My aim in Oceana was the transmutation of passion into geometry. This is, in my mind, the clue to both Bach’s and Neruda’s work. …[One hopes that the emotion evoked by the work] is the emotion of hearing order, inevitable and full of light: every note in its place, as in Bach, every word in its place, as in Neruda.

Giants such as Bach are fated to be used as mirrors by composers and performers of every era, who will see their own image reflected there. …In their own ways they were all correct in their fruitful misreadings of Bach’s music, and I feel that Oceana is my own misreading.
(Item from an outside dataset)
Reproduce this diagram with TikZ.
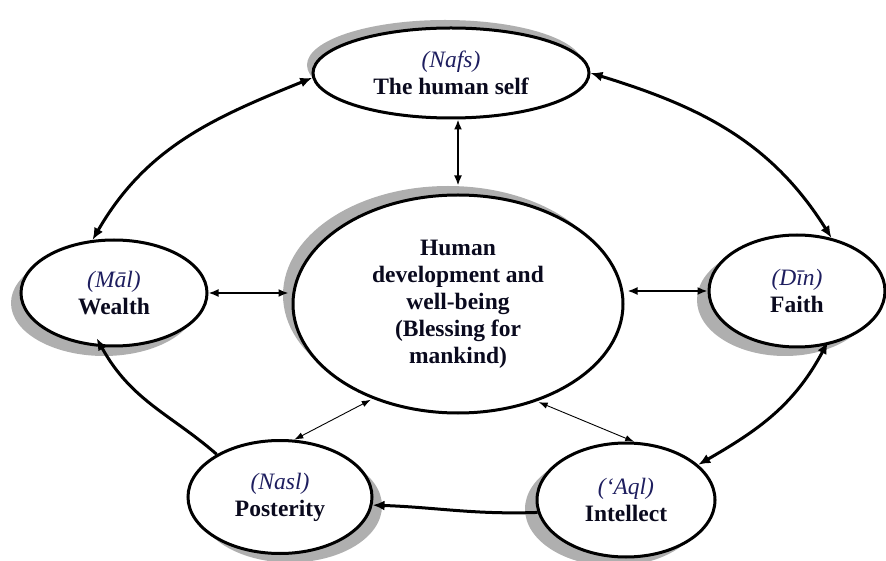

Neruda is our Latin American Bach. Like Bach, he is Midas, able as if by magic to transform everything on this Earth into poetry. …I think I have discovered the clue [to setting his poems to music]: Neruda’s voice is a chorus, too powerful for a single voice to handle…

I do hope that water and longing, light and hope, the immensity of South America’s nature and pain, are here transmuted into pure musical symbols, which nevertheless should be more liquid than the sea and deeper than the yearning that they represent. And if I have misunderstood Bach, then so be it.